San Diego, California (WiredPRNews.com) — Under a policy approved by the state Board of Education, all eighth grade students in California will be made to take Algebra 1 beginning in 2011. The education board has decided to provide and make algebra testing compulsory in the eighth grade even when there were strong objections faced by Jack O’Connell, the state’s elected school chief.
Connell blamed the education board for demanding high standards and declared that the board will be required to hire extra resources as there is a shortage of algebra teachers. Also, there is a need to prepare the student’s mind to learn the rigorous field in the class. Connell also mentioned that he fears they are setting up their students for failure but he also confesses that he hopes to be proven wrong.

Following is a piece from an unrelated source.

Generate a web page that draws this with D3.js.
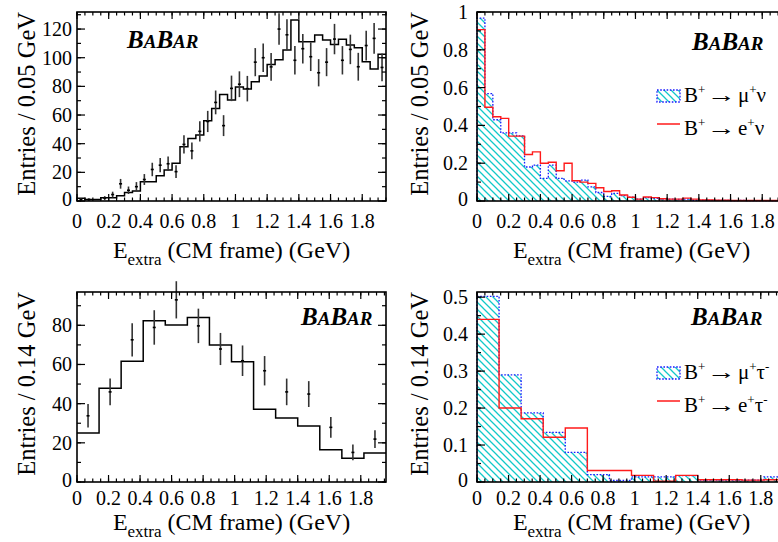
<!DOCTYPE html>
<html><head><meta charset="utf-8">
<script src="https://cdn.jsdelivr.net/npm/d3@7"></script>
<style>
body{margin:0;background:#fff}
svg{display:block}
text{font-family:"Liberation Serif","Times New Roman",serif;fill:#000}
</style>
</head><body><svg id="c" width="778" height="542"></svg>
<script>
// ---------------- data ----------------
const xTickValues = [0,0.2,0.4,0.6,0.8,1,1.2,1.4,1.6,1.8];
const xTickLabels = ["0","0.2","0.4","0.6","0.8","1","1.2","1.4","1.6","1.8"];

// top-left: data vs MC, 0.05 GeV bins
const tlBinWidth = 0.05;
const tlMC   = [2,1,1,2.3,2.3,3.7,6,7,13.5,13.5,17.7,21.6,26.3,37.9,43.7,46,56,64.5,74.3,70.5,79.5,78.2,83.3,87.3,95.2,98.6,105.3,126.3,111.2,111.2,115.8,112.4,109.3,112.8,108.9,107,97.2,92.1,102.4];
const tlData = [1,1,0,2,4.5,12,7.5,10,15,22,25,26,20.5,39.5,35,48.6,55.5,68.8,52.6,78.6,81.5,78.4,96.9,100,93.6,120,116,98.2,106.3,100.7,89.5,96.9,113,98.2,105.8,93.7,108.5,113.5,93.2];
const tlErr  = [1,1,0,1.4,2,3.4,2.6,3.2,3.8,4.7,5,5.1,4.5,6.3,5.9,7,7.4,8.3,7.3,8.9,9,8.9,9.8,10,9.7,11,10.8,9.9,10.3,10,9.5,9.8,10.6,9.9,10.3,9.7,10.4,10.7,9.7];
const tlYTicks = [0,20,40,60,80,100,120];
const tlYLabels = ["0","20","40","60","80","100","120"];

// top-right: signal MC shapes, 0.05 GeV bins
const trBinWidth = 0.05;
const trMu = [0.968,0.568,0.43,0.36,0.36,0.345,0.18,0.19,0.12,0.19,0.12,0.107,0.1,0.11,0.075,0.045,0.025,0.04,0.028,0.02,0.01,0.018,0.014,0.01,0.01,0.008,0.01,0.004,0.004,0.003,0.003,0.003,0.002,0.003,0.002,0.002,0.002,0.002,0.002];
const trE  = [0.907,0.496,0.446,0.437,0.343,0.343,0.246,0.26,0.2,0.205,0.16,0.2,0.107,0.1,0.093,0.07,0.05,0.054,0.032,0.02,0.01,0.021,0.018,0.012,0.01,0.01,0.015,0.01,0.005,0.005,0.004,0.004,0.003,0.003,0.003,0.003,0.003,0.003,0.003];
const trYTicks = [0,0.2,0.4,0.6,0.8,1];
const trYLabels = ["0","0.2","0.4","0.6","0.8","1"];
const trLegend = [["μ","ν",""],["e","ν",""]];

// bottom-left: data vs MC, 0.14 GeV bins
const blBinWidth = 0.14;
const blMC   = [25,47.8,61.7,82.3,80.1,84,70,61.4,37.2,32.7,28.6,16.5,12.1,14.8];
const blData = [33.8,46,72.6,78.9,93,79.7,67.9,61.9,56.8,46,44.9,27.9,15.1,21.9];
const blErr  = [6,6.8,8.5,8.8,9.5,8.8,8.2,7.8,7.5,6.8,6.6,5.3,4,4.5];
const blYTicks = [0,20,40,60,80];
const blYLabels = ["0","20","40","60","80"];

// bottom-right: signal MC shapes, 0.14 GeV bins
const brBinWidth = 0.14;
const brMu = [0.502,0.29,0.187,0.134,0.08,0.02,0.004,0.014,0.014,0.017,0.005,0.005,0.005,0.014];
const brE  = [0.44,0.2,0.171,0.121,0.146,0.031,0.031,0.018,0.002,0.018,0.006,0.006,0.005,0.006];
const brYTicks = [0,0.1,0.2,0.3,0.4,0.5];
const brYLabels = ["0","0.1","0.2","0.3","0.4","0.5"];
const brLegend = [["μ","τ","-"],["e","τ","-"]];

// ---------------- drawing ----------------
const svg = d3.select("#c");
const defs = svg.append("defs");
const pat = defs.append("pattern").attr("id","hatch")
  .attr("patternUnits","userSpaceOnUse").attr("width",7).attr("height",7);
pat.append("path").attr("d","M0,0L7,7M-1,6L1,8M6,-1L8,1")
  .attr("stroke","#12c9c9").attr("stroke-width",1.3).attr("fill","none");

const BLUE = "#1a1aff";
const RED = "#ff1a1a";

function stepPoints(vals, bw){
  const pts = vals.map((v,i)=>[i*bw, v]);
  pts.push([vals.length*bw, vals[vals.length-1]]);
  return pts;
}

function panel(p){
  const g = svg.append("g");
  const x = d3.scaleLinear().domain([0,p.xmax]).range([p.x0, p.x0+p.w]);
  const y = d3.scaleLinear().domain([0,p.ymax]).range([p.y0+p.h, p.y0]);
  const bot = p.y0+p.h, top = p.y0, left = p.x0, right = p.x0+p.w;

  // histograms
  if(p.mu){
    const pts = stepPoints(p.mu, p.bw);
    const area = d3.area().x(d=>x(d[0])).y0(y(0)).y1(d=>y(d[1])).curve(d3.curveStepAfter);
    g.append("path").attr("d", area(pts)).attr("fill","url(#hatch)").attr("stroke","none");
    const line = d3.line().x(d=>x(d[0])).y(d=>y(d[1])).curve(d3.curveStepAfter);
    g.append("path").attr("d", line([[0,0]].concat(pts).concat([[p.mu.length*p.bw,0]])))
      .attr("fill","none").attr("stroke",BLUE).attr("stroke-width",1.3).attr("stroke-dasharray","1.6,1.6");
  }
  if(p.e){
    const pts = stepPoints(p.e, p.bw);
    const line = d3.line().x(d=>x(d[0])).y(d=>y(d[1])).curve(d3.curveStepAfter);
    g.append("path").attr("d", line(pts)).attr("fill","none").attr("stroke",RED).attr("stroke-width",1.4);
  }
  if(p.mc){
    const pts = stepPoints(p.mc, p.bw);
    const line = d3.line().x(d=>x(d[0])).y(d=>y(d[1])).curve(d3.curveStepAfter);
    g.append("path").attr("d", line(pts)).attr("fill","none").attr("stroke","#000").attr("stroke-width",1.5);
  }
  if(p.data){
    const pts = p.data.map((v,i)=>({c:(i+0.5)*p.bw, v, e:p.err[i]})).filter(d=>d.v>0);
    g.selectAll(null).data(pts).enter().append("line")
      .attr("x1",d=>x(d.c)).attr("x2",d=>x(d.c))
      .attr("y1",d=>y(d.v-d.e)).attr("y2",d=>y(d.v+d.e))
      .attr("stroke","#333").attr("stroke-width",1.6);
    g.selectAll(null).data(pts).enter().append("line")
      .attr("x1",d=>x(d.c)-1.5).attr("x2",d=>x(d.c)+1.5)
      .attr("y1",d=>y(d.v)).attr("y2",d=>y(d.v))
      .attr("stroke","#000").attr("stroke-width",1.6);
  }

  // frame
  g.append("rect").attr("x",left).attr("y",top).attr("width",p.w).attr("height",p.h)
    .attr("fill","none").attr("stroke","#000").attr("stroke-width",1.6);

  // x ticks (inward, bottom & top)
  const xMinor = d3.range(0, p.xmax+1e-9, 0.05);
  const xMajor = d3.range(0, p.xmax+1e-9, 0.2);
  const tk = g.append("g").attr("stroke","#000").attr("stroke-width",1.2);
  xMinor.forEach(v=>{
    const L = 3.5;
    tk.append("line").attr("x1",x(v)).attr("x2",x(v)).attr("y1",bot).attr("y2",bot-L);
    tk.append("line").attr("x1",x(v)).attr("x2",x(v)).attr("y1",top).attr("y2",top+L);
  });
  xMajor.forEach(v=>{
    const L = 7;
    tk.append("line").attr("x1",x(v)).attr("x2",x(v)).attr("y1",bot).attr("y2",bot-L);
    tk.append("line").attr("x1",x(v)).attr("x2",x(v)).attr("y1",top).attr("y2",top+L);
  });
  // y ticks (inward, left & right)
  const yMinor = d3.range(0, p.ymax+1e-9, p.yMinor);
  yMinor.forEach(v=>{
    const L = 4;
    tk.append("line").attr("x1",left).attr("x2",left+L).attr("y1",y(v)).attr("y2",y(v));
    tk.append("line").attr("x1",right).attr("x2",right-L).attr("y1",y(v)).attr("y2",y(v));
  });
  p.yTicks.forEach(v=>{
    const L = 8;
    tk.append("line").attr("x1",left).attr("x2",left+L).attr("y1",y(v)).attr("y2",y(v));
    tk.append("line").attr("x1",right).attr("x2",right-L).attr("y1",y(v)).attr("y2",y(v));
  });

  // x labels
  g.selectAll(null).data(xTickValues).enter().append("text")
    .attr("x",d=>x(d)).attr("y",bot+p.xlabOff).attr("text-anchor","middle")
    .attr("font-size",20).text((d,i)=>xTickLabels[i]);
  // y labels
  g.selectAll(null).data(p.yTicks).enter().append("text")
    .attr("x",left-p.ylabGap).attr("y",(d,i)=>y(d)+(i===0?5:7))
    .attr("text-anchor","end").attr("font-size",20).text((d,i)=>p.yLabels[i]);

  // x title
  const xt = g.append("text").attr("x",(left+right)/2).attr("y",bot+p.xtitOff)
    .attr("text-anchor","middle").attr("font-size",24);
  xt.append("tspan").text("E");
  xt.append("tspan").attr("font-size",17).attr("dy",7).text("extra");
  xt.append("tspan").attr("dy",-7).text(" (CM frame) (GeV)");

  // y title
  g.append("text").attr("transform",`translate(${p.ytitX},${top}) rotate(-90)`)
    .attr("text-anchor","end").attr("font-size",24.5).text(p.yTitle);

  // BaBar logo
  const lg = g.append("text").attr("x",p.logo[0]).attr("y",p.logo[1])
    .attr("font-weight","bold").attr("font-style","italic").attr("font-size",25);
  lg.append("tspan").text("B");
  lg.append("tspan").attr("font-size",19).text("A");
  lg.append("tspan").text("B");
  lg.append("tspan").attr("font-size",19).text("AR");

  // legend
  if(p.legend){
    const [lx, ly] = p.legendPos;
    g.append("rect").attr("x",lx).attr("y",ly-12).attr("width",23).attr("height",12)
      .attr("fill","url(#hatch)").attr("stroke",BLUE).attr("stroke-width",1.3).attr("stroke-dasharray","1.6,1.6");
    g.append("line").attr("x1",lx).attr("x2",lx+23).attr("y1",ly+p.legendGap-11).attr("y2",ly+p.legendGap-11)
      .attr("stroke",RED).attr("stroke-width",1.5);
    p.legend.forEach((item,k)=>{
      const by = ly + k*p.legendGap;
      const t1 = g.append("text").attr("x",lx+27).attr("y",by).attr("font-size",21);
      t1.append("tspan").text("B");
      t1.append("tspan").attr("font-size",13).attr("dy",-8).text("+");
      g.append("text").attr("x",lx+50).attr("y",by).attr("font-size",21)
        .attr("textLength",29).attr("lengthAdjust","spacingAndGlyphs").text("→");
      const t2 = g.append("text").attr("x",lx+81).attr("y",by).attr("font-size",21);
      t2.append("tspan").text(item[0]);
      t2.append("tspan").attr("font-size",13).attr("dy",-8).text("+");
      t2.append("tspan").attr("dy",8).text(item[1]);
      if(item[2]) t2.append("tspan").attr("font-size",13).attr("dy",-8).text(item[2]);
    });
  }
}

panel({x0:77,y0:12,w:309,h:189,xmax:1.95,ymax:131.9,bw:tlBinWidth,
  mc:tlMC,data:tlData,err:tlErr,yTicks:tlYTicks,yLabels:tlYLabels,yMinor:10,ylabGap:5,
  yTitle:"Entries / 0.05 GeV",ytitX:35,xlabOff:27,xtitOff:57,logo:[127,48]});
panel({x0:477,y0:12,w:309,h:189,xmax:1.95,ymax:1.0,bw:trBinWidth,
  mu:trMu,e:trE,yTicks:trYTicks,yLabels:trYLabels,yMinor:0.1,ylabGap:9,
  yTitle:"Entries / 0.05 GeV",ytitX:428,xlabOff:27,xtitOff:57,logo:[692,50],
  legend:trLegend,legendPos:[657,102],legendGap:33});
panel({x0:77,y0:292,w:309,h:190,xmax:1.96,ymax:97,bw:blBinWidth,
  mc:blMC,data:blData,err:blErr,yTicks:blYTicks,yLabels:blYLabels,yMinor:10,ylabGap:5,
  yTitle:"Entries / 0.14 GeV",ytitX:35,xlabOff:23,xtitOff:48,logo:[301,325]});
panel({x0:477,y0:292,w:309,h:190,xmax:1.96,ymax:0.514,bw:brBinWidth,
  mu:brMu,e:brE,yTicks:brYTicks,yLabels:brYLabels,yMinor:0.05,ylabGap:9,
  yTitle:"Entries / 0.14 GeV",ytitX:428,xlabOff:23,xtitOff:48,logo:[691,325],
  legend:brLegend,legendPos:[657,379],legendGap:33});
</script>
</body></html>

According to the President of the board, Ted Mitchell, there exists an “unequivocally one set of standards for all kids, no matter what their zip code, race or income level.” The decision that children in California prove their abilities when the standards are set high was also given due support by business groups along with the chancellor, Diane Woodruff.
The proposition of adding Algebra 1 in high school academics has been a requirement since 2004. Students are expected to qualify in the Algebra 1 testing in the eighth grade but they can take the class anytime before completing graduation.
The approximate number of eighth graders is about 500,000 in public schools but currently, only 52% of the students take Algebra 1 and the eighth graders who are not enrolled in the same field have to take an extra exam such as the general math of the California Standards Test.